The authorities are reported to be planning to carry out the executions in batches of 20 per week.
The death penalty was suspended for over a year following the US-led invasion of Iraq. Paul Bremer, then US Administrator for Iraq, suspended its use on 10 June 2003.
However, it was reinstated on 8 August 2004 and hundreds of people have since been sentenced to death. Scores have been executed.
At least 285 people were sentenced to death in 2008; at least 34 were executed. In 2007, at least 199 people were sentenced to death and 33 executed, while, in 2006, at least 65 people were put to death. The actual figures could be much higher as there are no official statistics for the number of prisoners facing execution.

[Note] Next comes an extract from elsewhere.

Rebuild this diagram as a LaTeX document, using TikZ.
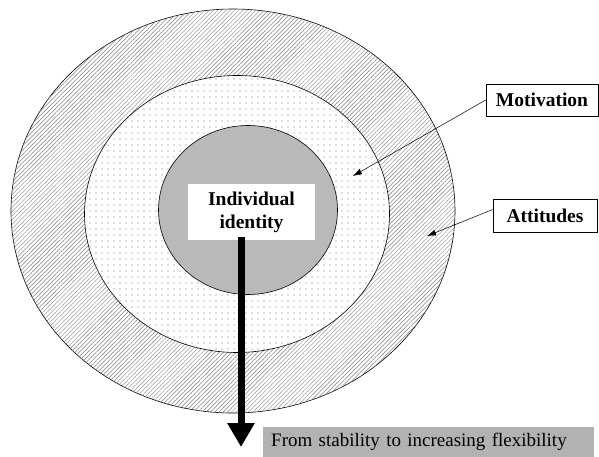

Most of those currently facing execution are likely to have been sentenced to death by the Central Criminal Court of Iraq (CCCI), whose proceedings consistently fall short of international standards for fair trial.
Some are likely to have been convicted of crimes such as murder and kidnapping on the basis of confessions they allege were extracted under torture during their pre-trial detention by Iraqi security forces.
Allegations of torture are not being investigated adequately or at all by the CCCI. Torture of detainees held by Iraqi security forces remains rife.